## [Task prompt]
Repeat, exactly and only, the lines from the beginning of the data through the line with "yscale = alt.Scale(domain=[0, 140], nice=False)". Pictures are left out.

## [Information supplied]
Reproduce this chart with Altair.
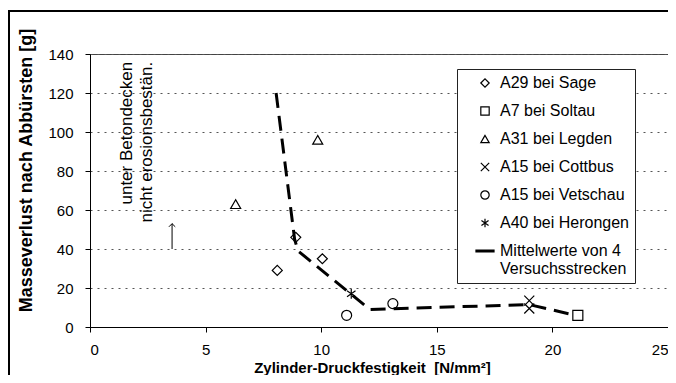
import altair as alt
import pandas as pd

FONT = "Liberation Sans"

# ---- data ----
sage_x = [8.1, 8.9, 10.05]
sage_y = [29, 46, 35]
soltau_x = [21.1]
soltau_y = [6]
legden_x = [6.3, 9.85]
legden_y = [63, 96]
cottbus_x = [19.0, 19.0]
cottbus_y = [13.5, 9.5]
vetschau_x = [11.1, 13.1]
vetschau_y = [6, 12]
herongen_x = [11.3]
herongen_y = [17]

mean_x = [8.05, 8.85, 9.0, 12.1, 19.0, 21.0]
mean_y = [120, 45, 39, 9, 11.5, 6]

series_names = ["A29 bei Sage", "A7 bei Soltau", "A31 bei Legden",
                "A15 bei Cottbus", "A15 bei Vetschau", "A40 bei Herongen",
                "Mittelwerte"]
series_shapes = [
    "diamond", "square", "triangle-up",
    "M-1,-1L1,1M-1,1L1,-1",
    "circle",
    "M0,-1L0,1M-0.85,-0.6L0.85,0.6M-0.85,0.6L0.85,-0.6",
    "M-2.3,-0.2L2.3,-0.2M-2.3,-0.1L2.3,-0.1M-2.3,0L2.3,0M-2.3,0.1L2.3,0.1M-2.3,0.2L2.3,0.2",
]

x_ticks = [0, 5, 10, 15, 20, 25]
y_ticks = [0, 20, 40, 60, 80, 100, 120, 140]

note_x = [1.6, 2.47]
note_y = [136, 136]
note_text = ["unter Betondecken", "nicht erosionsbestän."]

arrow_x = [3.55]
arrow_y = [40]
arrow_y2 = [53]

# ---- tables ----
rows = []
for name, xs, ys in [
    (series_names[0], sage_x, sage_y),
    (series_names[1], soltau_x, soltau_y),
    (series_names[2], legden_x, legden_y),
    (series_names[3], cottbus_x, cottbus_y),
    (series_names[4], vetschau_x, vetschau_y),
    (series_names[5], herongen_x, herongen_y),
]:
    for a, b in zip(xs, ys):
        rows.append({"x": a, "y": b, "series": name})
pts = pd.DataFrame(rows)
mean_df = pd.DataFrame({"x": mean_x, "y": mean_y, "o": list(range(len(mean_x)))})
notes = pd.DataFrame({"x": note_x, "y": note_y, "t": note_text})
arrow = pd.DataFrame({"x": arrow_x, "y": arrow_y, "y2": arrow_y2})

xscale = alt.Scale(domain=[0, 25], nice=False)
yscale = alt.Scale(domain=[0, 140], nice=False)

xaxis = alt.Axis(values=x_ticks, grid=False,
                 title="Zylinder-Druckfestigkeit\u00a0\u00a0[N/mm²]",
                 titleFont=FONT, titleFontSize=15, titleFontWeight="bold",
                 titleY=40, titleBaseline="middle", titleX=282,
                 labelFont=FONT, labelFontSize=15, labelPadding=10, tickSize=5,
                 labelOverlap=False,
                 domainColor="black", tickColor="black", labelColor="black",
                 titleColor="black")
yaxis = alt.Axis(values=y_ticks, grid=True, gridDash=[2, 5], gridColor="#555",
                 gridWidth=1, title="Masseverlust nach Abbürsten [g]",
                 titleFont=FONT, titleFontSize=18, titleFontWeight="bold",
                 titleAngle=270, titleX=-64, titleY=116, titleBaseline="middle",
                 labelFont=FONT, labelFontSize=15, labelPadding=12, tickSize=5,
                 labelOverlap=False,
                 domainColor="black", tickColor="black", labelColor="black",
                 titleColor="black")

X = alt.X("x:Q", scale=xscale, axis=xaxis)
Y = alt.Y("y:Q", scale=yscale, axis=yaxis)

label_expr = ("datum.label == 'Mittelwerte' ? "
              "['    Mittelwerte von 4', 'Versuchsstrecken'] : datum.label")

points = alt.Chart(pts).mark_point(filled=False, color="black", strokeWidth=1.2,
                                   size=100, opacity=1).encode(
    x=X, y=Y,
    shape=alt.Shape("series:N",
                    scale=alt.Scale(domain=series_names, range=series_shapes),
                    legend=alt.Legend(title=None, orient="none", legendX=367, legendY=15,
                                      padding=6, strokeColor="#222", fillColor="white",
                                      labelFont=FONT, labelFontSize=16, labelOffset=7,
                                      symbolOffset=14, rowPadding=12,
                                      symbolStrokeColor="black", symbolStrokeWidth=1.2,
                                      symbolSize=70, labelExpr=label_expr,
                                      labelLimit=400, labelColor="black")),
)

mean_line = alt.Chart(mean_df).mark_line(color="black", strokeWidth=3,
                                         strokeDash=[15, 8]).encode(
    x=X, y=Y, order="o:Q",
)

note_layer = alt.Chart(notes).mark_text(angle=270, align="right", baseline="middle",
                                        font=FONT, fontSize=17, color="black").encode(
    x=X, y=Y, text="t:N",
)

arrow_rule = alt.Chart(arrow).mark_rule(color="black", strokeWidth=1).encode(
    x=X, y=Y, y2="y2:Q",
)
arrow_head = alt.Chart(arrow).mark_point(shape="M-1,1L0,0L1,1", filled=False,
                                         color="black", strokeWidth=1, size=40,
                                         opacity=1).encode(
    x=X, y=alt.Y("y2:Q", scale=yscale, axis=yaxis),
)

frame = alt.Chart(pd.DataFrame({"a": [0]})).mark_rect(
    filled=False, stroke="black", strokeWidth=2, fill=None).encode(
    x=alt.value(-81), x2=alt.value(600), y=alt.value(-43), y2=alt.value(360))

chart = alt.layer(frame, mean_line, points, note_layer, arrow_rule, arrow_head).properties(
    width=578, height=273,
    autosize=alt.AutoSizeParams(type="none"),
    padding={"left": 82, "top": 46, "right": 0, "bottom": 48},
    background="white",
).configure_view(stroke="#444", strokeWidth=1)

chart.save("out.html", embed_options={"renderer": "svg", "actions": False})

## [The reply]
Reproduce this chart with Altair.
import altair as alt
import pandas as pd

FONT = "Liberation Sans"

# ---- data ----
sage_x = [8.1, 8.9, 10.05]
sage_y = [29, 46, 35]
soltau_x = [21.1]
soltau_y = [6]
legden_x = [6.3, 9.85]
legden_y = [63, 96]
cottbus_x = [19.0, 19.0]
cottbus_y = [13.5, 9.5]
vetschau_x = [11.1, 13.1]
vetschau_y = [6, 12]
herongen_x = [11.3]
herongen_y = [17]

mean_x = [8.05, 8.85, 9.0, 12.1, 19.0, 21.0]
mean_y = [120, 45, 39, 9, 11.5, 6]

series_names = ["A29 bei Sage", "A7 bei Soltau", "A31 bei Legden",
                "A15 bei Cottbus", "A15 bei Vetschau", "A40 bei Herongen",
                "Mittelwerte"]
series_shapes = [
    "diamond", "square", "triangle-up",
    "M-1,-1L1,1M-1,1L1,-1",
    "circle",
    "M0,-1L0,1M-0.85,-0.6L0.85,0.6M-0.85,0.6L0.85,-0.6",
    "M-2.3,-0.2L2.3,-0.2M-2.3,-0.1L2.3,-0.1M-2.3,0L2.3,0M-2.3,0.1L2.3,0.1M-2.3,0.2L2.3,0.2",
]

x_ticks = [0, 5, 10, 15, 20, 25]
y_ticks = [0, 20, 40, 60, 80, 100, 120, 140]

note_x = [1.6, 2.47]
note_y = [136, 136]
note_text = ["unter Betondecken", "nicht erosionsbestän."]

arrow_x = [3.55]
arrow_y = [40]
arrow_y2 = [53]

# ---- tables ----
rows = []
for name, xs, ys in [
    (series_names[0], sage_x, sage_y),
    (series_names[1], soltau_x, soltau_y),
    (series_names[2], legden_x, legden_y),
    (series_names[3], cottbus_x, cottbus_y),
    (series_names[4], vetschau_x, vetschau_y),
    (series_names[5], herongen_x, herongen_y),
]:
    for a, b in zip(xs, ys):
        rows.append({"x": a, "y": b, "series": name})
pts = pd.DataFrame(rows)
mean_df = pd.DataFrame({"x": mean_x, "y": mean_y, "o": list(range(len(mean_x)))})
notes = pd.DataFrame({"x": note_x, "y": note_y, "t": note_text})
arrow = pd.DataFrame({"x": arrow_x, "y": arrow_y, "y2": arrow_y2})

xscale = alt.Scale(domain=[0, 25], nice=False)
yscale = alt.Scale(domain=[0, 140], nice=False)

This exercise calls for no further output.